_Given problem_: Write out the material again word for word, dropping any images it holds.

_Raw data_:
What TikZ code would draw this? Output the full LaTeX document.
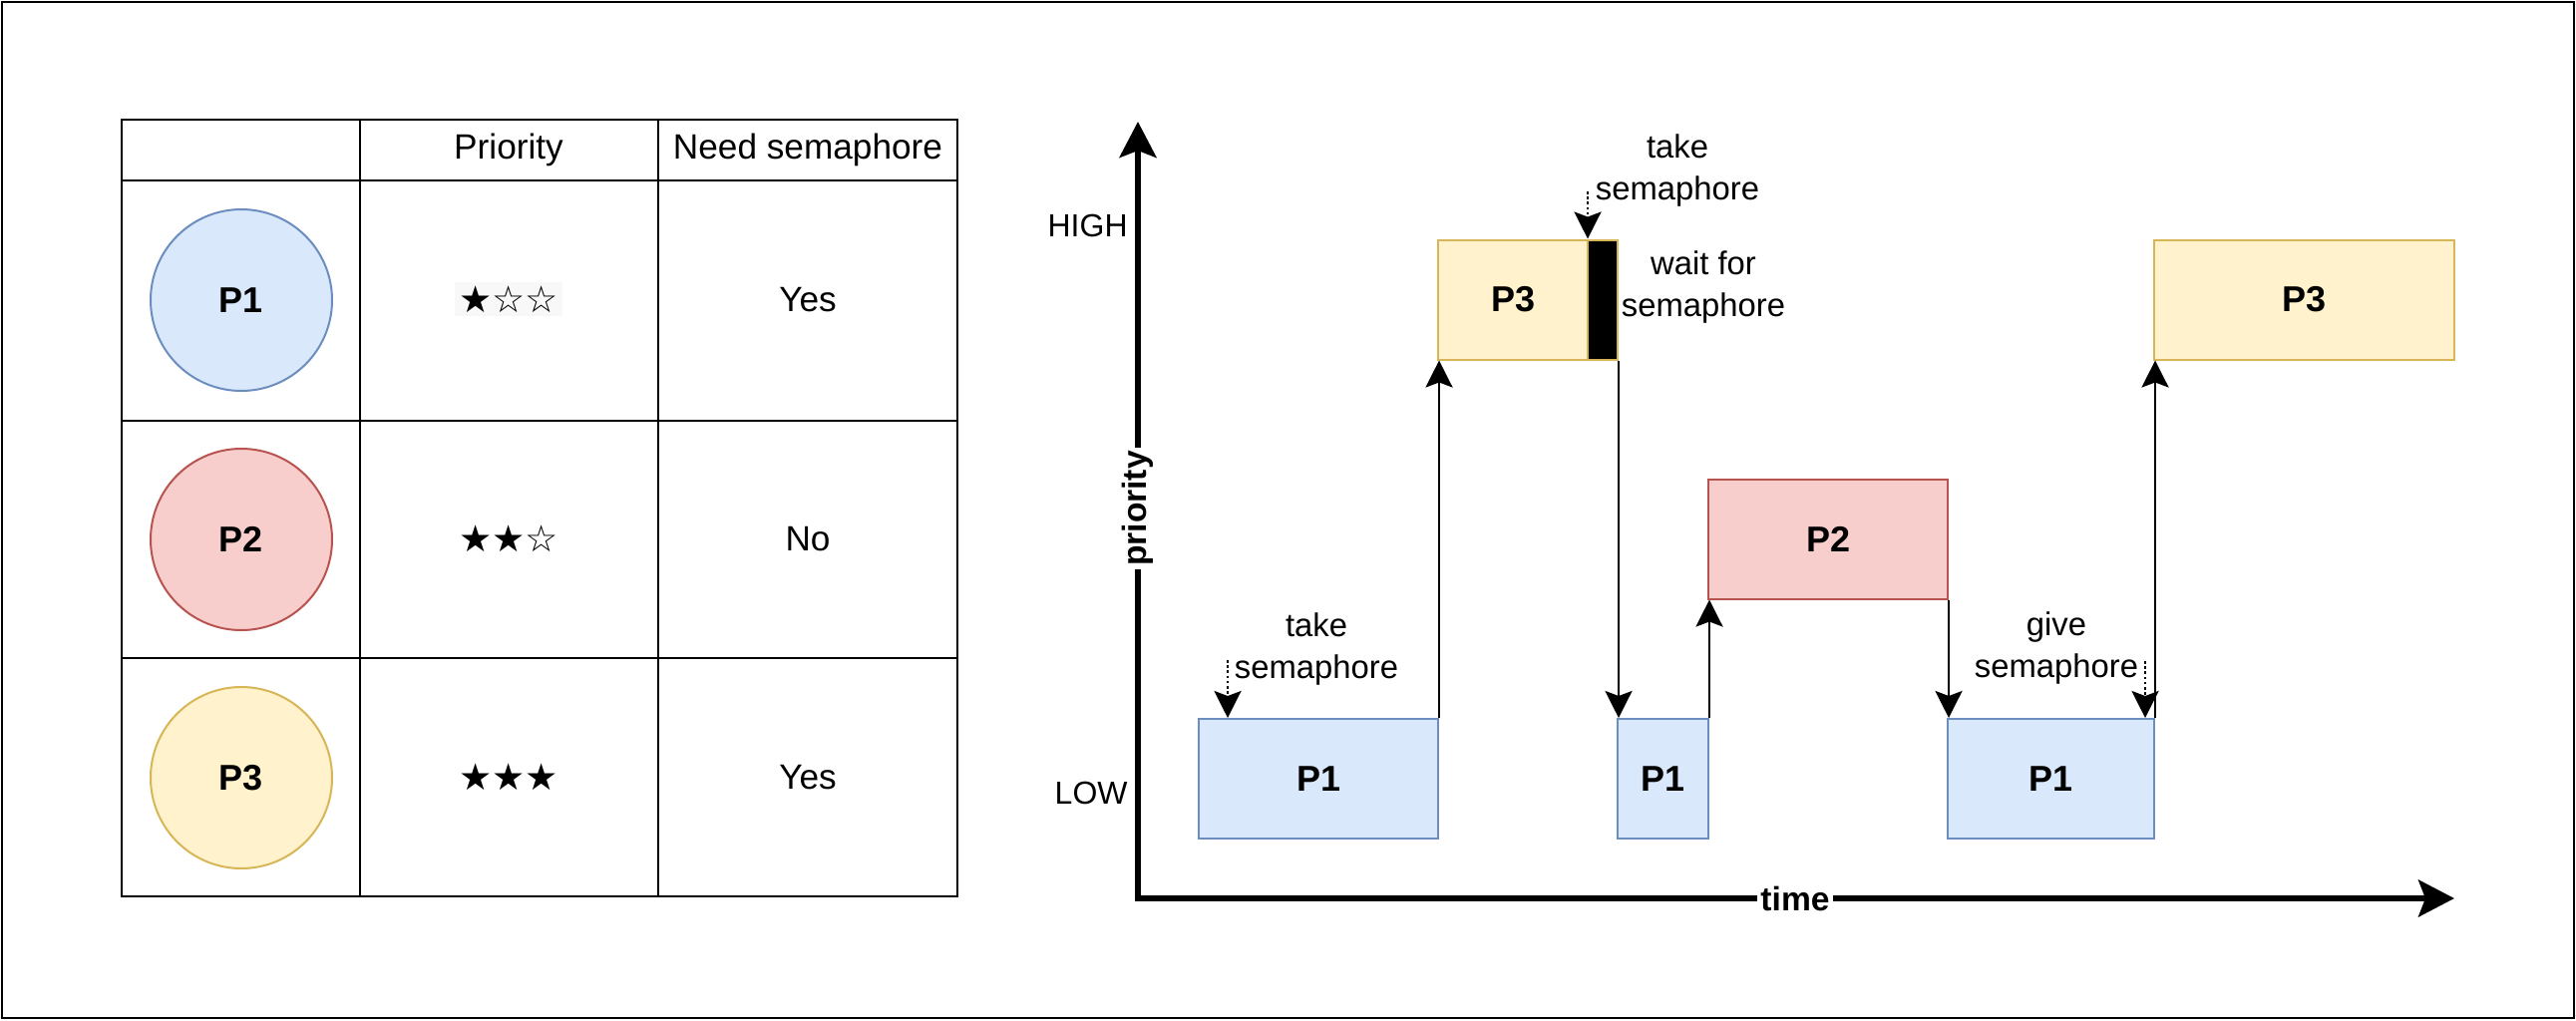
\documentclass[tikz,border=0pt]{standalone}
\usepackage{fontspec}
\setmainfont{Liberation Sans}
\newfontfamily\starfont{DejaVu Sans}
\usetikzlibrary{arrows.meta}

\definecolor{blueFill}{HTML}{DAE8FC}
\definecolor{blueLine}{HTML}{6C8EBF}
\definecolor{redFill}{HTML}{F8CECC}
\definecolor{redLine}{HTML}{B85450}
\definecolor{yellowFill}{HTML}{FFF2CC}
\definecolor{yellowLine}{HTML}{D6B656}
\definecolor{starBg}{HTML}{F8F8F8}

\begin{document}
\begin{tikzpicture}[x=0.5pt, y=-0.5pt,
            every node/.style={font=\fontsize{16.4}{21}\selectfont, inner sep=0pt},
            tab text/.style={font=\fontsize{17.6}{21}\selectfont},
            tab line/.style={line width=1.4pt},
            proc node/.style={circle, draw, line width=1pt, minimum size=91pt, font=\fontsize{18}{21}\selectfont\bfseries},
            box node/.style={rectangle, draw, line width=1pt, minimum height=60pt, font=\fontsize{18}{21}\selectfont\bfseries},
            star text/.style={font=\starfont\fontsize{18.5}{21}\selectfont},
            axis label/.style={fill=white, inner sep=1.5pt, font=\fontsize{16.8}{21}\selectfont\bfseries},
            axis/.style={line width=2.9pt, {Stealth[length=18pt, width=18.5pt, inset=3.5pt]}-{Stealth[length=18pt, width=18.5pt, inset=3.5pt]}},
            conn/.style={line width=1.35pt, -{Stealth[length=13.5pt, width=13.5pt, inset=2.5pt]}},
            dot arr/.style={line width=1.3pt, dash pattern=on 1.3pt off 1.3pt, -{Stealth[length=13.5pt, width=13.5pt, inset=2.5pt]}},
            ]
            \useasboundingbox (0,0) rectangle (2583,1023);
            \draw[line width=1pt] (2,2) rectangle (2581,1021);

            % table
            \draw[tab line] (122,120) rectangle (960,899);
            \draw[tab line] (122,181) -- (960,181);
            \draw[tab line] (122,422) -- (960,422);
            \draw[tab line] (122,660) -- (960,660);
            \draw[tab line] (361,120) -- (361,899);
            \draw[tab line] (660,120) -- (660,899);

            \node[tab text] (hprio) at (510,150) {Priority};
            \node[tab text] (hsem) at (810,150) {Need semaphore};

            \node[proc node, fill=blueFill, draw=blueLine] (c1) at (242,301) {P1};
            \node[proc node, fill=redFill, draw=redLine] (c2) at (242,541) {P2};
            \node[proc node, fill=yellowFill, draw=yellowLine] (c3) at (242,780) {P3};

            \node[star text, fill=starBg, inner sep=2pt] (s1) at (510,300) {★☆☆};
            \node[star text] (s2) at (510,540) {★★☆};
            \node[star text] (s3) at (510,779) {★★★};

            \node[tab text] (y1) at (810,301) {Yes};
            \node[tab text] (y2) at (810,541) {No};
            \node[tab text] (y3) at (810,780) {Yes};

            % chart
            \coordinate (o) at (1141,901);
            \coordinate (ytop) at (1141,122);
            \coordinate (xend) at (2461,901);
            \draw[axis] (ytop) -- (o) -- (xend);
            \node[axis label, rotate=90] (prio) at (1141,510) {priority};
            \node[axis label] (time) at (1800,901) {time};
            \node[anchor=east, font=\fontsize{16}{21}\selectfont] (high) at (1131,226) {HIGH};
            \node[anchor=east, font=\fontsize{16}{21}\selectfont] (low) at (1131,795) {LOW};

            \node[box node, fill=blueFill, draw=blueLine, minimum width=120pt] (p1a) at (1322,781) {P1};
            \node[box node, fill=yellowFill, draw=yellowLine, minimum width=75pt] (p3a) at (1517,300.5) {P3};
            \node[box node, fill=black, draw=yellowLine, minimum width=15pt] (blk) at (1607,300.5) {};
            \node[box node, fill=blueFill, draw=blueLine, minimum width=45.5pt] (p1b) at (1667.5,781) {P1};
            \node[box node, fill=redFill, draw=redLine, minimum width=120pt] (p2) at (1833,540.5) {P2};
            \node[box node, fill=blueFill, draw=blueLine, minimum width=103.5pt] (p1c) at (2056.5,781) {P1};
            \node[box node, fill=yellowFill, draw=yellowLine, minimum width=150.5pt] (p3b) at (2310.5,300.5) {P3};

            \draw[conn] (p1a.north east) -- (p1a.north east |- p3a.south);
            \draw[conn] (blk.south east) -- (blk.south east |- p1b.north);
            \draw[conn] (p1b.north east) -- (p1b.north east |- p2.south);
            \draw[conn] (p2.south east) -- (p2.south east |- p1c.north);
            \draw[conn] (p1c.north east) -- (p1c.north east |- p3b.south);

            \node[align=center] (lt1) at (1320,651) {take\\semaphore};
            \node[align=center] (lt2) at (1682,171) {take\\semaphore};
            \node[align=center] (lw) at (1708,288) {wait for\\semaphore};
            \node[align=center] (lg) at (2062,650) {give\\semaphore};

            \coordinate (t1) at (1231,662);
            \coordinate (t2) at (1592,192);
            \coordinate (t3) at (2151,663);
            \draw[dot arr] (t1) -- (t1 |- p1a.north);
            \draw[dot arr] (t2) -- (t2 |- p3a.north);
            \draw[dot arr] (t3) -- (t3 |- p1c.north);
        \end{tikzpicture}
\end{document}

_Response to this task_:
What TikZ code would draw this? Output the full LaTeX document.
\documentclass[tikz,border=0pt]{standalone}
\usepackage{fontspec}
\setmainfont{Liberation Sans}
\newfontfamily\starfont{DejaVu Sans}
\usetikzlibrary{arrows.meta}

\definecolor{blueFill}{HTML}{DAE8FC}
\definecolor{blueLine}{HTML}{6C8EBF}
\definecolor{redFill}{HTML}{F8CECC}
\definecolor{redLine}{HTML}{B85450}
\definecolor{yellowFill}{HTML}{FFF2CC}
\definecolor{yellowLine}{HTML}{D6B656}
\definecolor{starBg}{HTML}{F8F8F8}

\begin{document}
\begin{tikzpicture}[x=0.5pt, y=-0.5pt,
            every node/.style={font=\fontsize{16.4}{21}\selectfont, inner sep=0pt},
            tab text/.style={font=\fontsize{17.6}{21}\selectfont},
            tab line/.style={line width=1.4pt},
            proc node/.style={circle, draw, line width=1pt, minimum size=91pt, font=\fontsize{18}{21}\selectfont\bfseries},
            box node/.style={rectangle, draw, line width=1pt, minimum height=60pt, font=\fontsize{18}{21}\selectfont\bfseries},
            star text/.style={font=\starfont\fontsize{18.5}{21}\selectfont},
            axis label/.style={fill=white, inner sep=1.5pt, font=\fontsize{16.8}{21}\selectfont\bfseries},
            axis/.style={line width=2.9pt, {Stealth[length=18pt, width=18.5pt, inset=3.5pt]}-{Stealth[length=18pt, width=18.5pt, inset=3.5pt]}},
            conn/.style={line width=1.35pt, -{Stealth[length=13.5pt, width=13.5pt, inset=2.5pt]}},
            dot arr/.style={line width=1.3pt, dash pattern=on 1.3pt off 1.3pt, -{Stealth[length=13.5pt, width=13.5pt, inset=2.5pt]}},
            ]
            \useasboundingbox (0,0) rectangle (2583,1023);
            \draw[line width=1pt] (2,2) rectangle (2581,1021);

            % table
            \draw[tab line] (122,120) rectangle (960,899);
            \draw[tab line] (122,181) -- (960,181);
            \draw[tab line] (122,422) -- (960,422);
            \draw[tab line] (122,660) -- (960,660);
            \draw[tab line] (361,120) -- (361,899);
            \draw[tab line] (660,120) -- (660,899);

            \node[tab text] (hprio) at (510,150) {Priority};
            \node[tab text] (hsem) at (810,150) {Need semaphore};

            \node[proc node, fill=blueFill, draw=blueLine] (c1) at (242,301) {P1};
            \node[proc node, fill=redFill, draw=redLine] (c2) at (242,541) {P2};
            \node[proc node, fill=yellowFill, draw=yellowLine] (c3) at (242,780) {P3};

            \node[star text, fill=starBg, inner sep=2pt] (s1) at (510,300) {★☆☆};
            \node[star text] (s2) at (510,540) {★★☆};
            \node[star text] (s3) at (510,779) {★★★};

            \node[tab text] (y1) at (810,301) {Yes};
            \node[tab text] (y2) at (810,541) {No};
            \node[tab text] (y3) at (810,780) {Yes};

            % chart
            \coordinate (o) at (1141,901);
            \coordinate (ytop) at (1141,122);
            \coordinate (xend) at (2461,901);
            \draw[axis] (ytop) -- (o) -- (xend);
            \node[axis label, rotate=90] (prio) at (1141,510) {priority};
            \node[axis label] (time) at (1800,901) {time};
            \node[anchor=east, font=\fontsize{16}{21}\selectfont] (high) at (1131,226) {HIGH};
            \node[anchor=east, font=\fontsize{16}{21}\selectfont] (low) at (1131,795) {LOW};

            \node[box node, fill=blueFill, draw=blueLine, minimum width=120pt] (p1a) at (1322,781) {P1};
            \node[box node, fill=yellowFill, draw=yellowLine, minimum width=75pt] (p3a) at (1517,300.5) {P3};
            \node[box node, fill=black, draw=yellowLine, minimum width=15pt] (blk) at (1607,300.5) {};
            \node[box node, fill=blueFill, draw=blueLine, minimum width=45.5pt] (p1b) at (1667.5,781) {P1};
            \node[box node, fill=redFill, draw=redLine, minimum width=120pt] (p2) at (1833,540.5) {P2};
            \node[box node, fill=blueFill, draw=blueLine, minimum width=103.5pt] (p1c) at (2056.5,781) {P1};
            \node[box node, fill=yellowFill, draw=yellowLine, minimum width=150.5pt] (p3b) at (2310.5,300.5) {P3};

            \draw[conn] (p1a.north east) -- (p1a.north east |- p3a.south);
            \draw[conn] (blk.south east) -- (blk.south east |- p1b.north);
            \draw[conn] (p1b.north east) -- (p1b.north east |- p2.south);
            \draw[conn] (p2.south east) -- (p2.south east |- p1c.north);
            \draw[conn] (p1c.north east) -- (p1c.north east |- p3b.south);

            \node[align=center] (lt1) at (1320,651) {take\\semaphore};
            \node[align=center] (lt2) at (1682,171) {take\\semaphore};
            \node[align=center] (lw) at (1708,288) {wait for\\semaphore};
            \node[align=center] (lg) at (2062,650) {give\\semaphore};

            \coordinate (t1) at (1231,662);
            \coordinate (t2) at (1592,192);
            \coordinate (t3) at (2151,663);
            \draw[dot arr] (t1) -- (t1 |- p1a.north);
            \draw[dot arr] (t2) -- (t2 |- p3a.north);
            \draw[dot arr] (t3) -- (t3 |- p1c.north);
        \end{tikzpicture}
\end{document}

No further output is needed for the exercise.